— start of Source excerpt —

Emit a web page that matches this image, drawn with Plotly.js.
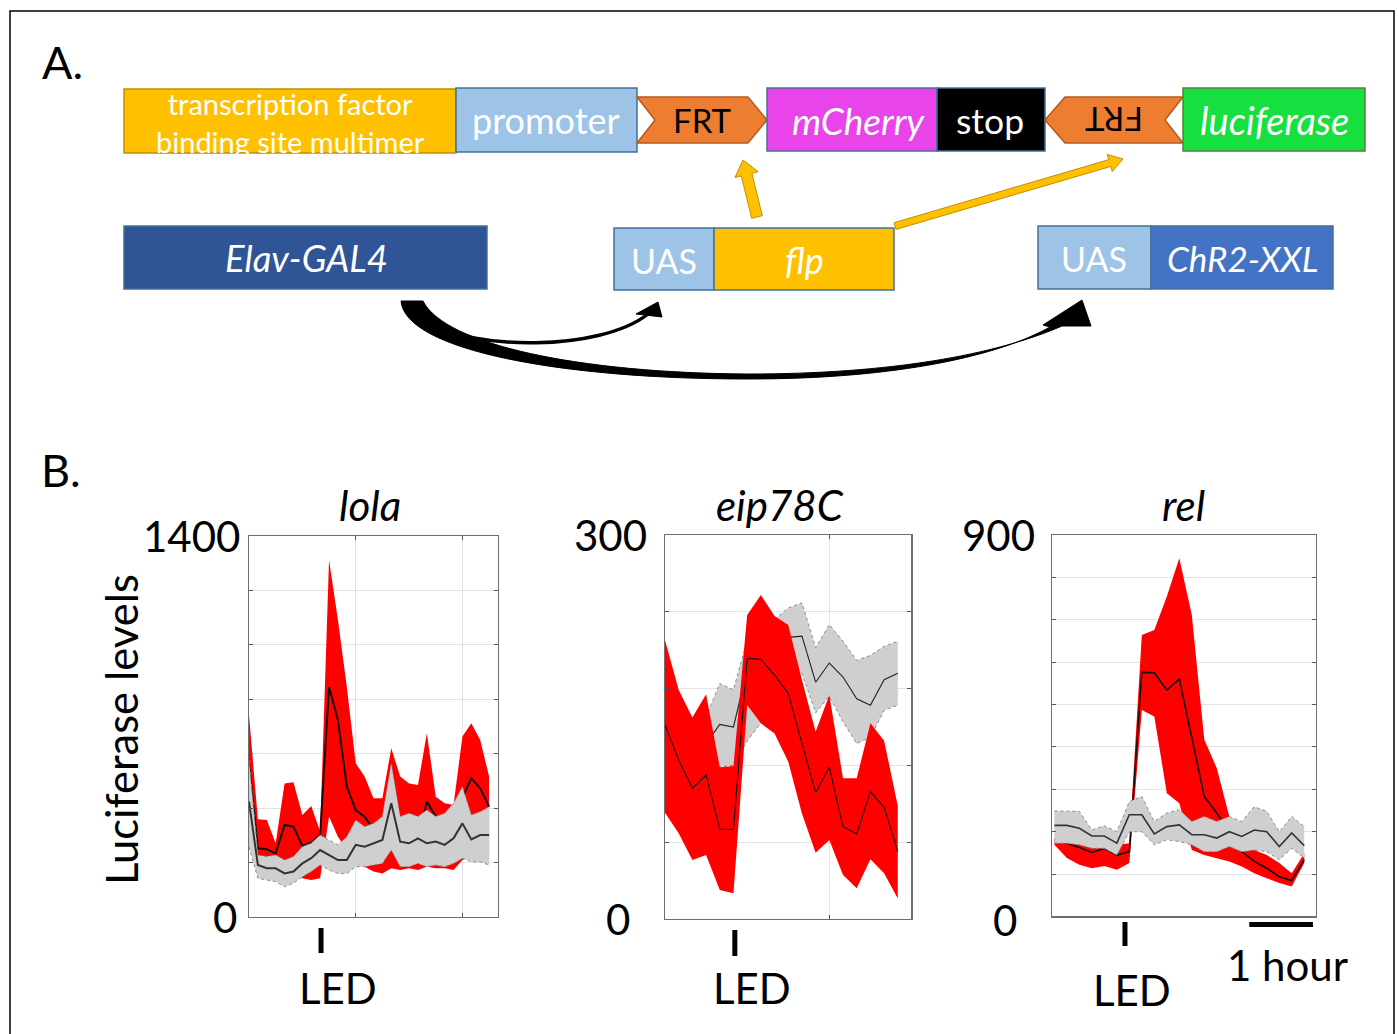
<!DOCTYPE html>
<html><head><meta charset="utf-8">
<script src="https://cdn.plot.ly/plotly-3.0.1.min.js"></script>
<style>html,body{margin:0;padding:0;background:#fff;}#chart{width:1398px;height:1034px;}</style>
</head><body><div id="chart"></div>
<script>
// ---------------- DATA ----------------
// time index (sample number) for each panel
const lolaTime = [0,1,2,3,4,5,6,7,8,9,10,11,12,13,14,15,16,17,18,19,20,21,22,23,24,25,26,27];
const eipTime  = [0,1,2,3,4,5,6,7,8,9,10,11,12,13,14,15,16,17];
const relTime  = [0,1,2,3,4,5,6,7,8,9,10,11,12,13,14,15,16,17,18,19,20];

// lola (Luciferase levels)
const lolaRedMean  = [565,252,249,234,338,332,261,273,301,846,724,479,393,369,320,320,320,295,295,277,424,369,356,369,442,510,473,405];
const lolaRedUpper = [742,359,356,271,491,495,375,408,314,1312,1091,846,565,516,436,436,620,516,491,485,675,442,418,412,663,712,650,516];
const lolaRedLower = [320,209,197,185,209,197,142,136,142,369,295,246,209,185,167,160,179,173,179,173,185,179,179,173,209,222,222,209];
const lolaGrayMean  = [424,191,179,179,160,167,197,216,246,228,209,209,265,258,271,283,418,277,271,289,271,277,265,289,344,285,301,301];
const lolaGrayUpper = [577,228,222,228,209,222,258,271,301,283,265,295,356,332,344,369,565,369,381,369,393,369,381,418,479,375,387,405];
const lolaGrayLower = [258,142,136,130,111,124,148,167,191,173,160,160,185,185,191,197,246,185,185,197,185,191,185,197,216,203,203,191];

// eip78C
const eipRedMean  = [151.6,124.2,102.1,112.5,70.3,70.0,203.6,202.9,190.6,176.3,137.2,98.7,118.5,72.1,66.4,99.5,87.2,52.6];
const eipRedUpper = [218.0,178.9,157.5,175.5,118.5,119.5,237.5,253.1,236.7,229.7,186.7,146.3,175.0,109.9,109.9,152.9,139.3,88.3];
const eipRedLower = [83.1,66.9,46.1,50.0,22.7,20.1,167.2,152.9,145.0,122.9,82.5,51.8,61.7,34.4,24.0,46.6,35.7,16.1];
const eipGrayMean  = [137,135,137,137,152,150,195,202,213,220,221,185,200,189,172,167,187,192];
const eipGrayUpper = [156,153,154,158,184,179,218,228,234,243,247,212,230,217,202,206,213,217];
const eipGrayLower = [116,116,118,116,119,120,139,153,169,187,192,161,174,154,137,142,163,167];

// rel
const relRedMean  = [181,173,163,151,161,145,153,576,575,534,560,424,283,244,200,153,130,114,94,85,134];
const relRedUpper = [185,181,177,173,174,169,173,664,676,755,845,711,417,350,236,177,157,145,126,102,149];
const relRedLower = [169,138,122,114,119,110,126,487,472,291,267,157,145,138,130,118,102,90,79,71,126];
const relGrayMean  = [215,215,208,190,190,173,240,240,195,212,216,193,193,185,200,189,204,200,165,197,167];
const relGrayUpper = [249,249,248,204,214,200,271,283,224,244,252,224,236,224,236,224,259,248,200,236,212];
const relGrayLower = [173,173,169,161,161,145,200,200,169,181,177,169,153,153,165,153,157,153,134,161,138];

// panel titles, y tick labels, LED times, scale bar
const panelTitles = ['lola', 'eip78C', 'rel'];
const lolaYLabels = [0, 1400];
const eipYLabels  = [0, 300];
const relYLabels  = [0, 900];
const ledTimes = [8.1, 5.1, 5.65];      // LED pulse sample position (lola, eip78C, rel)
const hourBar = [15.6, 20.7];           // "1 hour" scale bar on rel time axis
const yAxisTitle = 'Luciferase levels';

// ---------------- STYLE ----------------
const FONT = 'Lato, "Open Sans", sans-serif';
const RED = '#FF0000';
const GRAY = '#CFCFCF';
const GRAYEDGE = '#8A8A8A';

function bandTraces(x, upper, lower, mean, xa, ya, fill, dotted, meanColor, meanWidth) {
  const edge = dotted ? {color: GRAYEDGE, width: 1, dash: 'dot'} : {width: 0, color: fill};
  return [
    {x: x, y: upper, xaxis: xa, yaxis: ya, type: 'scatter', mode: 'lines', line: edge, hoverinfo: 'skip', showlegend: false},
    {x: x, y: lower, xaxis: xa, yaxis: ya, type: 'scatter', mode: 'lines', fill: 'tonexty', fillcolor: fill, line: edge, hoverinfo: 'skip', showlegend: false},
    {x: x, y: mean, xaxis: xa, yaxis: ya, type: 'scatter', mode: 'lines', line: {color: meanColor, width: meanWidth}, hoverinfo: 'skip', showlegend: false}
  ];
}

const traces = [].concat(
  // lola: red under gray
  bandTraces(lolaTime, lolaRedUpper, lolaRedLower, lolaRedMean, 'x', 'y', RED, false, '#111', 2),
  bandTraces(lolaTime, lolaGrayUpper, lolaGrayLower, lolaGrayMean, 'x', 'y', GRAY, true, '#333', 2),
  // eip78C: gray under red
  bandTraces(eipTime, eipGrayUpper, eipGrayLower, eipGrayMean, 'x2', 'y2', GRAY, true, '#222', 1.1),
  bandTraces(eipTime, eipRedUpper, eipRedLower, eipRedMean, 'x2', 'y2', RED, false, '#111', 1.1),
  // rel: red under gray
  bandTraces(relTime, relRedUpper, relRedLower, relRedMean, 'x3', 'y3', RED, false, '#111', 1.6),
  bandTraces(relTime, relGrayUpper, relGrayLower, relGrayMean, 'x3', 'y3', GRAY, true, '#333', 1.6),
  // pixel canvas for the schematic
  [{x: [null], y: [null], xaxis: 'x4', yaxis: 'y4', type: 'scatter', mode: 'markers', hoverinfo: 'skip', showlegend: false}]
);

function xAx(domain, range, gridVals, yAnchor) {
  return {domain: domain, range: range, anchor: yAnchor, showline: true, linecolor: '#6e6e6e', linewidth: 1.2,
    mirror: 'ticks', ticks: gridVals.length ? 'inside' : '', ticklen: 4, tickcolor: '#555',
    tickvals: gridVals, showticklabels: false, showgrid: gridVals.length > 0, gridcolor: '#e2e2e2', gridwidth: 1,
    zeroline: false, fixedrange: true};
}
function yAx(domain, range, gridVals, xAnchor) {
  return {domain: domain, range: range, anchor: xAnchor, showline: true, linecolor: '#6e6e6e', linewidth: 1.2,
    mirror: 'ticks', ticks: 'inside', ticklen: 4, tickcolor: '#555',
    tickvals: gridVals, showticklabels: false, showgrid: true, gridcolor: '#e2e2e2', gridwidth: 1,
    zeroline: false, fixedrange: true};
}

// ---------------- SCHEMATIC (panel A) ----------------
const shapes = [];
function rect(x0, y0, x1, y1, fill, line) {
  shapes.push({type: 'rect', xref: 'x4', yref: 'y4', x0: x0, x1: x1, y0: y0, y1: y1,
    fillcolor: fill, line: {color: line, width: 1.5}, layer: 'above'});
}
function path(p, fill, line, w) {
  shapes.push({type: 'path', xref: 'x4', yref: 'y4', path: p, fillcolor: fill,
    line: {color: line, width: w}, layer: 'above'});
}
// outer frame
shapes.push({type: 'rect', xref: 'x4', yref: 'y4', x0: 10, x1: 1394, y0: 11, y1: 1045,
  line: {color: '#000', width: 1.5}, fillcolor: 'rgba(0,0,0,0)', layer: 'above'});

rect(124, 89, 456, 153, '#FFC000', '#BF9000');
rect(456, 88, 637, 152, '#9DC3E6', '#41719C');
path('M 637 97 L 748 97 L 767 120 L 748 143 L 637 143 L 655 120 Z', '#ED7D31', '#B55A1E', 1.5);
rect(767, 88, 937, 151, '#E944EA', '#41719C');
rect(937, 88, 1045, 151, '#000000', '#41719C');
path('M 1183 97 L 1065 97 L 1045 120 L 1065 143 L 1183 143 L 1165 120 Z', '#ED7D31', '#B55A1E', 1.5);
rect(1183, 88, 1365, 151, '#16E040', '#548235');

rect(124, 226, 487, 289, '#2F5597', '#41719C');
rect(614, 228, 714, 290, '#9DC3E6', '#41719C');
rect(714, 228, 894, 290, '#FFC000', '#41719C');
rect(1038, 226, 1151, 289, '#9DC3E6', '#41719C');
rect(1151, 226, 1333, 289, '#4472C4', '#41719C');

// yellow flp arrows
path('M 751.7 218.3 L 741.3 175.9 L 735 177.5 L 743 160 L 758.2 171.7 L 751.9 173.3 L 762.3 215.7 Z', '#FFC000', '#BF9000', 1);
path('M 894 222.7 L 1109 159.6 L 1107 154.4 L 1123 159 L 1112.2 171.6 L 1111 166.4 L 896 229.4 Z', '#FFC000', '#BF9000', 1);

// black GAL4 arrows
path('M 401 301 C 405 350 560 379 748 379 C 900 379 1000 355 1050 327 L 1043 325 L 1082 300 L 1091 326 L 1062 326 C 995 355 890 374 748 374 C 580 373 445 345 423 301 Z', '#000', '#000', 1);
shapes.push({type: 'path', xref: 'x4', yref: 'y4', path: 'M 430 322 C 470 350 600 352 648 314',
  line: {color: '#000', width: 3.5}, layer: 'above'});
path('M 636 314 L 658 302 L 662 317 Z', '#000', '#000', 1);

// LED pulse marks and hour bar (x in data units, y in page pixels)
const ledY = [[928, 953], [930, 956], [922, 946]];
['x', 'x2', 'x3'].forEach(function (xr, i) {
  shapes.push({type: 'line', xref: xr, yref: 'y4', x0: ledTimes[i], x1: ledTimes[i], y0: ledY[i][0], y1: ledY[i][1],
    line: {color: '#000', width: 5}, layer: 'above'});
});
shapes.push({type: 'line', xref: 'x3', yref: 'y4', x0: hourBar[0], x1: hourBar[1], y0: 924.5, y1: 924.5,
  line: {color: '#000', width: 5}, layer: 'above'});

// ---------------- TEXT ----------------
const annotations = [];
function txt(x, y, text, size, color, opts) {
  const a = Object.assign({xref: 'x4', yref: 'y4', x: x, y: y, text: text, showarrow: false,
    xanchor: 'center', yanchor: 'middle', font: {family: FONT, size: size, color: color}}, opts || {});
  annotations.push(a);
}
txt(62, 62, 'A.', 45, '#000');
txt(61, 470, 'B.', 45, '#000');
txt(290, 122, 'transcription factor<br>binding site multimer', 29, '#fff');
txt(546, 120, 'promoter', 36, '#fff');
txt(702, 120, 'FRT', 33, '#000');
txt(858, 120, '<i>mCherry</i>', 37, '#fff');
txt(990, 120, 'stop', 35.5, '#fff');
txt(1114, 120, 'FRT', 33, '#000', {textangle: 180});
txt(1274, 120, '<i>luciferase</i>', 38, '#fff');
txt(306, 258, '<i>Elav-GAL4</i>', 36.5, '#fff');
txt(664, 260, 'UAS', 34, '#fff');
txt(804, 260, '<i>flp</i>', 36, '#fff');
txt(1094, 258, 'UAS', 34, '#fff');
txt(1242, 258, '<i>ChR2-XXL</i>', 35, '#fff');

// panel B texts
txt(121, 730, yAxisTitle, 43.5, '#000', {textangle: -90});
txt(370, 505, '<i>' + panelTitles[0] + '</i>', 42, '#000');
txt(780, 505, '<i>' + panelTitles[1] + '</i>', 42, '#000');
txt(1183, 505, '<i>' + panelTitles[2] + '</i>', 42, '#000');
txt(338, 988, 'LED', 42, '#000');
txt(752, 988, 'LED', 42, '#000');
txt(1132, 990, 'LED', 42, '#000');
txt(1287, 965, '1 hour', 42, '#000');

// y tick labels (x in page pixels, y in data units)
function ylab(xPix, yref, val, shift) {
  annotations.push({xref: 'x4', yref: yref, x: xPix, y: val, text: String(val), showarrow: false,
    xanchor: 'right', yanchor: 'middle', yshift: shift || 0, font: {family: FONT, size: 42, color: '#000'}});
}
ylab(242, 'y', lolaYLabels[1]);
ylab(239, 'y', lolaYLabels[0]);
ylab(649, 'y2', eipYLabels[1]);
ylab(632, 'y2', eipYLabels[0]);
ylab(1037, 'y3', relYLabels[1]);
ylab(1019, 'y3', relYLabels[0], -4);

const layout = {
  width: 1398, height: 1034,
  margin: {l: 0, r: 0, t: 0, b: 0},
  paper_bgcolor: '#fff', plot_bgcolor: 'rgba(0,0,0,0)',
  showlegend: false,
  font: {family: FONT},
  xaxis:  xAx([0.17811, 0.35622], [0, 28], [12, 24], 'y'),
  yaxis:  yAx([0.11315, 0.48162], [0, 1400], [200, 400, 600, 800, 1000, 1200], 'x'),
  xaxis2: xAx([0.47568, 0.65200], [0, 18], [12], 'y2'),
  yaxis2: yAx([0.11122, 0.48259], [0, 300], [60, 120, 180, 240], 'x2'),
  xaxis3: xAx([0.75286, 0.94099], [-0.15, 20.9], [], 'y3'),
  yaxis3: yAx([0.11364, 0.48259], [0, 900], [100, 200, 300, 400, 500, 600, 700, 800], 'x3'),
  xaxis4: {domain: [0, 1], range: [0, 1398], anchor: 'y4', visible: false, fixedrange: true},
  yaxis4: {domain: [0, 1], range: [1034, 0], anchor: 'x4', visible: false, fixedrange: true},
  shapes: shapes,
  annotations: annotations
};

Plotly.newPlot('chart', traces, layout, {staticPlot: true, displayModeBar: false});
</script>
</body></html>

— end of Source excerpt —

## Task requirements:
Tally the lines in this data that hold the word "page" and state only the count.

## Full output:
3